━━━ Entries supplied ━━━
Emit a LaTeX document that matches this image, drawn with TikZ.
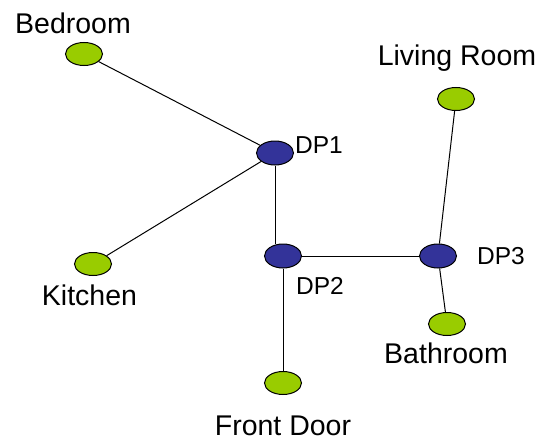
\documentclass[tikz,border=0pt]{standalone}
\usepackage{fontspec}
\setmainfont{Liberation Sans}
\usetikzlibrary{shapes.geometric}
\definecolor{roomgreen}{RGB}{153,204,0}
\definecolor{dpblue}{RGB}{51,51,153}
\tikzset{
  room/.style={ellipse,draw=black,fill=roomgreen,minimum width=37pt,minimum height=23pt,inner sep=0pt},
  dp/.style={ellipse,draw=black,fill=dpblue,minimum width=37pt,minimum height=24pt,inner sep=0pt},
  lbl/.style={anchor=base,inner sep=0pt,font=\fontsize{28.5}{32}\selectfont},
  dplbl/.style={anchor=base,inner sep=0pt,font=\fontsize{24.5}{28}\selectfont}
}
\begin{document}
\begin{tikzpicture}[x=1pt,y=-1pt,line width=1pt]
      \useasboundingbox (0,0) rectangle (544,439);
      \draw
        (84,54) node[room] (bedroom){}
        (93,264) node[room] (kitchen){}
        (456,99) node[room] (living){}
        (447,324) node[room] (bathroom){}
        (283,383) node[room] (front){}
        (275,153) node[dp] (dp1){}
        (283,256) node[dp] (dp2){}
        (438,256) node[dp] (dp3){};
      \begin{scope}[-]
        \draw (bedroom) to (dp1);
        \draw (kitchen) to (dp1);
        \draw (dp1) to (dp1 |- dp2.north);
        \draw (dp2) to (dp3);
        \draw (dp2) to (front);
        \draw (dp3) to (living);
        \draw (dp3) to (bathroom);
      \end{scope}
      \draw
        (73,34) node[lbl] (bedroomlbl){Bedroom}
        (89.5,305) node[lbl] (kitchenlbl){Kitchen}
        (457,65) node[lbl] (livinglbl){Living Room}
        (446,363) node[lbl] (bathroomlbl){Bathroom}
        (283,435) node[lbl] (frontlbl){Front Door}
        (319,153) node[dplbl] (dp1lbl){DP1}
        (320,294) node[dplbl] (dp2lbl){DP2}
        (501,264) node[dplbl] (dp3lbl){DP3};
    \end{tikzpicture}
\end{document}
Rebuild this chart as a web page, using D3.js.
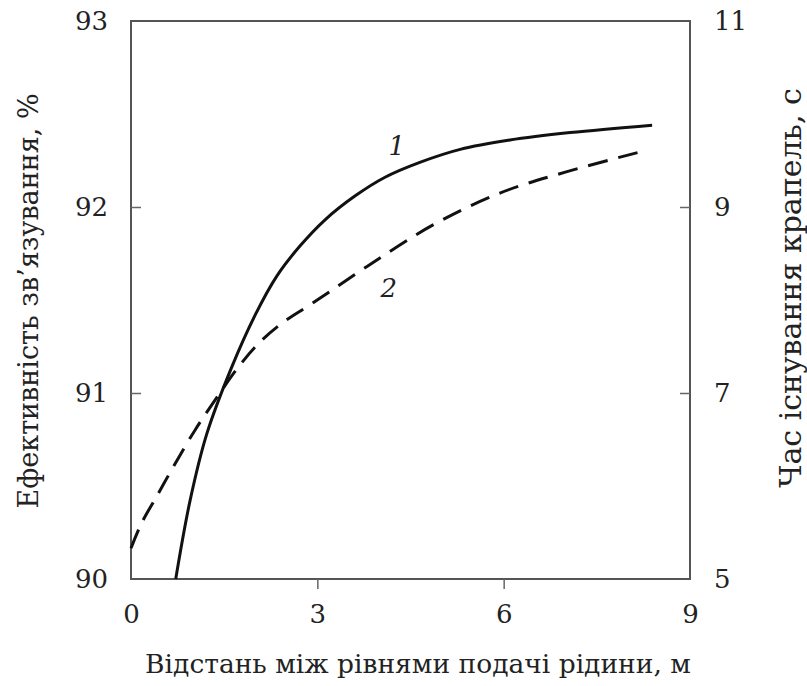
━━━
→ What you are asked to do
Leave out the pictures and copy everything else in the records word for word.

→ Answer to this exercise
Emit a LaTeX document that matches this image, drawn with TikZ.
\documentclass[tikz,border=0pt]{standalone}
\usepackage{fontspec}
\setmainfont{Liberation Sans}
\usetikzlibrary{shapes.geometric}
\definecolor{roomgreen}{RGB}{153,204,0}
\definecolor{dpblue}{RGB}{51,51,153}
\tikzset{
  room/.style={ellipse,draw=black,fill=roomgreen,minimum width=37pt,minimum height=23pt,inner sep=0pt},
  dp/.style={ellipse,draw=black,fill=dpblue,minimum width=37pt,minimum height=24pt,inner sep=0pt},
  lbl/.style={anchor=base,inner sep=0pt,font=\fontsize{28.5}{32}\selectfont},
  dplbl/.style={anchor=base,inner sep=0pt,font=\fontsize{24.5}{28}\selectfont}
}
\begin{document}
\begin{tikzpicture}[x=1pt,y=-1pt,line width=1pt]
      \useasboundingbox (0,0) rectangle (544,439);
      \draw
        (84,54) node[room] (bedroom){}
        (93,264) node[room] (kitchen){}
        (456,99) node[room] (living){}
        (447,324) node[room] (bathroom){}
        (283,383) node[room] (front){}
        (275,153) node[dp] (dp1){}
        (283,256) node[dp] (dp2){}
        (438,256) node[dp] (dp3){};
      \begin{scope}[-]
        \draw (bedroom) to (dp1);
        \draw (kitchen) to (dp1);
        \draw (dp1) to (dp1 |- dp2.north);
        \draw (dp2) to (dp3);
        \draw (dp2) to (front);
        \draw (dp3) to (living);
        \draw (dp3) to (bathroom);
      \end{scope}
      \draw
        (73,34) node[lbl] (bedroomlbl){Bedroom}
        (89.5,305) node[lbl] (kitchenlbl){Kitchen}
        (457,65) node[lbl] (livinglbl){Living Room}
        (446,363) node[lbl] (bathroomlbl){Bathroom}
        (283,435) node[lbl] (frontlbl){Front Door}
        (319,153) node[dplbl] (dp1lbl){DP1}
        (320,294) node[dplbl] (dp2lbl){DP2}
        (501,264) node[dplbl] (dp3lbl){DP3};
    \end{tikzpicture}
\end{document}
Rebuild this chart as a web page, using D3.js.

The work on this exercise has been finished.